Major retail brands on the high street. Photo credit: Commons creative licence.
How did all this come about? My school friends and I may reminisce about walking to Miss Selfridge after school but young people in 2020 let their fingers do the walking. They shop online at brands like Boohoo and ASOS. Just add a pandemic keeping people stuck indoors and you see the collapse of the Arcadia brands and others like them with no digital strategy, and no footfall in stores. Whether or not any new businesses and brands make it to the high street, and what our town centres may look like remains to be seen, but we do know that new brands will need the convenience of digital platforms to succeed.
Small businesses pivot to prosper
Some Sussex businesses have been quick to adapt and pivot their business models. Brighton Gin reacted fast to the pandemic and started making hand sanitiser for NHS employees. When Georgina Burrows from Lewes found her events business had no work and noticed that egg supplies were running short in local supermarkets, she launched Sussex Egg Express delivering local produce.
Smart brands have used their email marketing and social media effectively to connect with customers. My favourite clothing brand Collectif quickly changed their messaging and told us ‘we’re all in this together’, releasing music play lists for everyone at home and messages about self-care.
All of which seems a million miles away from Philip Green, lining his own pockets, leaving the pension pot with a £571m deficit, and sourcing fast fashion from workers in Asia.
So, how might innovative local businesses like these translate to the High Street? Can they ultimately replace the retreating retail brands, and what will happen to all that empty shop space?
Brands with a purpose
The target market for brands like Topshop is people in their 20s. Generation Z, as they are called, values brands that align with their views on social and environmental causes. Recently Pretty Little Thing found themselves at the centre of unwanted attention with their Black Friday deal of dresses for as little as 8p. There was a social media storm as people criticised this trend for fast fashion and the effect on the environment.
In fact ‘Black Friday’ is a target for criticism from many angles with its emphasis on cheap shopping that damages the environment. Libby Peake from The Green Alliance tweeted urging people to think carefully before they buy.
This messaging resonates with young people. This is the generation that’s acutely aware of the climate crisis, who joined the school climate crisis strikes on Fridays and march and campaign about their futures. Can this generation ever be attracted to a revamped, radically different high street?

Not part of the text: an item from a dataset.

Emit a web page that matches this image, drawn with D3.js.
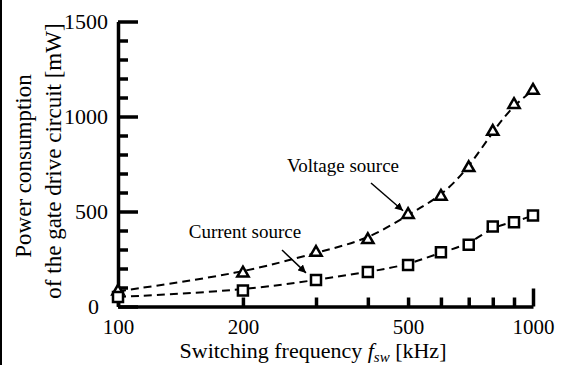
<!DOCTYPE html>
<html>
<head>
<meta charset="utf-8">
<script src="https://cdn.jsdelivr.net/npm/d3@7"></script>
<style>
  body { margin: 0; background: #fff; }
  svg { display: block; }
  svg text { font-family: "Liberation Serif", "DejaVu Serif", Times, serif; fill: #000; }
</style>
</head>
<body>
<script>
    //data
    var freq = [100, 200, 300, 400, 500, 600, 700, 800, 900, 1000]; // kHz
    var voltageSource = [80, 175, 284, 351, 483, 579, 730, 921, 1062, 1137]; // mW
    var currentSource = [50, 84, 140, 181, 219, 286, 325, 421, 444, 479]; // mW

    var xTickValues = [100, 200, 300, 400, 500, 600, 700, 800, 900, 1000];
    var xTickLabels = [100, 200, 500, 1000];
    var yTickValues = d3.range(0, 1501, 100);
    var yTickLabels = [0, 500, 1000, 1500];

    var width = 561;
    var height = 365;
    var serif = "'Liberation Serif', 'DejaVu Serif', Times, serif";

    //plot area
    var plot = { left: 118, right: 533, top: 21.5, bottom: 306.5 };

    var xScale = d3.scaleLog()
        .domain([100, 1000])
        .range([plot.left, plot.right]);

    var yScale = d3.scaleLinear()
        .domain([0, 1500])
        .range([plot.bottom, plot.top]);

    var svg = d3.select("body")
        .append("svg")
        .attr("width", width)
        .attr("height", height)
        .attr("font-family", serif);

    //left border of the figure
    svg.append("line")
        .attr("x1", 1).attr("x2", 1)
        .attr("y1", 0).attr("y2", height)
        .attr("stroke", "#000")
        .attr("stroke-width", 2);

    //dashed fit curves
    var line = d3.line()
        .x(function (d) { return xScale(d[0]); })
        .y(function (d) { return yScale(d[1]); })
        .curve(d3.curveBasis);

    var series = [
        { values: voltageSource, symbol: d3.symbolTriangle, size: 55 },
        { values: currentSource, symbol: d3.symbolSquare, size: 100 }
    ];

    series.forEach(function (s) {
        var pts = freq.map(function (f, i) { return [f, s.values[i]]; });
        svg.append("path")
            .datum(pts)
            .attr("d", line)
            .attr("fill", "none")
            .attr("stroke", "#000")
            .attr("stroke-width", 2)
            .attr("stroke-dasharray", "8,5");
    });

    //axes
    var yAxis = d3.axisLeft(yScale)
        .tickValues(yTickValues)
        .tickSizeOuter(0)
        .tickPadding(4)
        .tickFormat(function (d) { return yTickLabels.indexOf(d) >= 0 ? d : ""; });

    var yG = svg.append("g")
        .attr("transform", "translate(" + plot.left + ",0)")
        .call(yAxis);

    yG.selectAll(".tick line")
        .attr("x2", function (d) { return d % 500 === 0 ? 20 : 10; });

    yG.selectAll(".tick text")
        .attr("dx", function (d) { return d === 0 ? -9 : 0; });

    var xAxis = d3.axisBottom(xScale)
        .tickValues(xTickValues)
        .tickSizeOuter(0)
        .tickPadding(7)
        .tickFormat(function (d) { return xTickLabels.indexOf(d) >= 0 ? d : ""; });

    var xG = svg.append("g")
        .attr("transform", "translate(0," + plot.bottom + ")")
        .call(xAxis);

    xG.selectAll(".tick line")
        .attr("y2", function (d) { return d === 1000 ? -18 : -9; });

    yG.attr("font-family", serif).attr("font-size", 22);
    xG.attr("font-family", serif).attr("font-size", 21);

    [yG, xG].forEach(function (g) {
        g.select(".domain").attr("stroke-width", 3.5);
        g.selectAll(".tick line").attr("stroke-width", 3.5);
    });

    //markers
    series.forEach(function (s) {
        svg.append("g").selectAll("path")
            .data(freq)
            .enter()
            .append("path")
            .attr("transform", function (d, i) {
                return "translate(" + xScale(d) + "," + yScale(s.values[i]) + ")";
            })
            .attr("d", d3.symbol().type(s.symbol).size(s.size))
            .attr("fill", "#fff")
            .attr("stroke", "#000")
            .attr("stroke-width", 2.5);
    });

    //annotations
    svg.append("defs").append("marker")
        .attr("id", "arrow")
        .attr("viewBox", "0 0 10 10")
        .attr("refX", 10).attr("refY", 5)
        .attr("markerWidth", 8).attr("markerHeight", 8)
        .attr("markerUnits", "userSpaceOnUse")
        .attr("orient", "auto")
        .append("path")
        .attr("d", "M0,0L10,5L0,10Z")
        .attr("fill", "#000");

    svg.append("text")
        .attr("x", 343).attr("y", 172)
        .attr("text-anchor", "middle")
        .attr("font-size", 19)
        .text("Voltage source");
    svg.append("line")
        .attr("x1", 371).attr("y1", 183)
        .attr("x2", xScale(500) - 5).attr("y2", yScale(483) - 4)
        .attr("stroke", "#000").attr("stroke-width", 1.5)
        .attr("marker-end", "url(#arrow)");

    svg.append("text")
        .attr("x", 245).attr("y", 238)
        .attr("text-anchor", "middle")
        .attr("font-size", 19)
        .text("Current source");
    svg.append("line")
        .attr("x1", 282).attr("y1", 250)
        .attr("x2", xScale(300) - 10).attr("y2", yScale(140) - 7)
        .attr("stroke", "#000").attr("stroke-width", 1.5)
        .attr("marker-end", "url(#arrow)");

    //axis titles
    var xTitle = svg.append("text")
        .attr("x", 313).attr("y", 358)
        .attr("text-anchor", "middle")
        .attr("font-size", 22);
    xTitle.append("tspan").text("Switching frequency ");
    xTitle.append("tspan").attr("font-style", "italic").text("f");
    xTitle.append("tspan").attr("font-style", "italic").attr("font-size", 15)
        .attr("dy", 4).text("sw");
    xTitle.append("tspan").attr("dy", -4).text(" [kHz]");

    svg.append("text")
        .attr("transform", "translate(31,166) rotate(-90)")
        .attr("text-anchor", "middle")
        .attr("font-size", 23)
        .text("Power consumption");

    svg.append("text")
        .attr("transform", "translate(61,161) rotate(-90)")
        .attr("text-anchor", "middle")
        .attr("font-size", 23)
        .text("of the gate drive circuit [mW]");
</script>
</body>
</html>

Friday school day climate protest. Photo credit: Markus Spiske on Unsplash.com
New uses for old spaces
Shoppers are not exclusively young people coming into town after school or at weekends. They’re also people of all ages shopping in the working week. This year has seen the biggest remote working experiment ever and many working people are in no mood to rush back to a working culture that was not working for everyone.
It seems unlikely office workers will go back to things exactly as they were before the pandemic. With high street retail brands failing and job losses, does this mean the centre of towns and cities will become ghost towns, or will the retail space on the high street be used differently? Will we see some imagination?
John Lewis is weighing up turning empty department stores into affordable housing. They have announced they will permanently shut eight of their stores, with a loss of 1,300 jobs. The chain, owned by employees, is looking into moving into private residential renting to put unused shop space to good use. They are looking into several different markets to move into, to expand into other areas and create different jobs.
Will there be more of this thinking, to find different uses for those retail spaces to adapt to the post-covid world? Or will we see that it’s not the big brands who pivot and adapt? Instead it’s the smaller, local brands that seize opportunities to transform local markets? As we move into 2021, it will be fascinating to see which entrepreneurial ideas succeed.